Mimosa Pudica

about Ronit Baranga

In her unique artistic language, Ronit Baranga combines virtuosic skills for sculpting and hyper-realistic painting, with a tendency towards the uncanny. She creates a phantasy rooted in ancient myths and legends, telling a multi-layered tale, through the relationships interwoven between the objects, the characters and the space. Every encounter with her works provokes amazement mixed with hidden tension, between temptation and deterrence, echoing the whirlpool of emotions she pours into the works.

Her sculptures are metonymies — each plate can carry a symbolic representation of a hot meal, but the mouth lurking in it mocks and screams. Every kettle with its arms stretched around a cup might seem embracing or smothering. Every vessel and object has its own personality, but she does not deprive them from their original, porcelain delicate context, thus making a comment on a sublimate culture that feeds itself to oblivion.

A figure of a girl on the verge of femininity is in the heart of her Mimosa Pudica installation of this May, 2017. Her eyes shut as if looking inwards, her expression anxious, anticipating. Her many fingers fold and stretch out, prepared to capture the world or to shy away from it, to give in or to shut down. Her torso rises from the room’s floor, does it nourish on her roots or does the room hold her down? Many hands reach out to touch her, caught short on their way while she is trapped in the thicket, or perhaps she is the one pulling the strings.

Her long, red hair corresponds with figures of nymphs and goddesses from Titian and Botticelli to Munch, Schiele and Klimt.

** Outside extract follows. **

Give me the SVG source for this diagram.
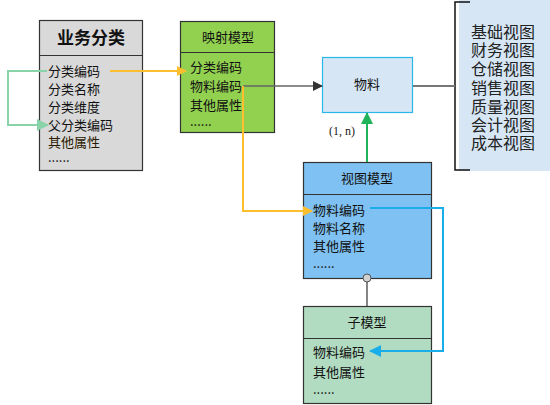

Ronit puts her on displays, but she curls in shyly, withdrawn. Is she aware of the gaze watching her, the movement in the space around her? Her hair grows wild, perhaps hinting internal storms swarming behind the sealed face. She seems in some kind of an inner trance. The girl is a live-still-life hybrid, a garden shut, erotically charged with emotions and over-sensitivity, with potential of life and death.

The home is perceived as a bipolar concept: between a safe base and a deadly trap. A newborn baby lies silent, heartbreaking, asleep or abandoned. Household vessels lurk for her, threatening to devour her. The very relationship between the baby and the home passes through the no-mans-land of the cupboard, without a warm hand caressing and protecting — as the hands are bound by their actions, forever busy, troubled and tangled within themselves.

On top of the cupboard, a Mimosa Pudica — sensitive as a baby, sprouting like a young girl. Shivering and flinching to a sudden touch and slowly opening again, expanding her curious leaves, closing her eyes and giving in to the caressing sunlight. The sensual and responsive plant is the metaphor at the center of this solo exhibition held at The Red House, Tel-Aviv. And certainly at the center of a sensitive soul like hers as well. Ronit was born, lives and creates in Israel.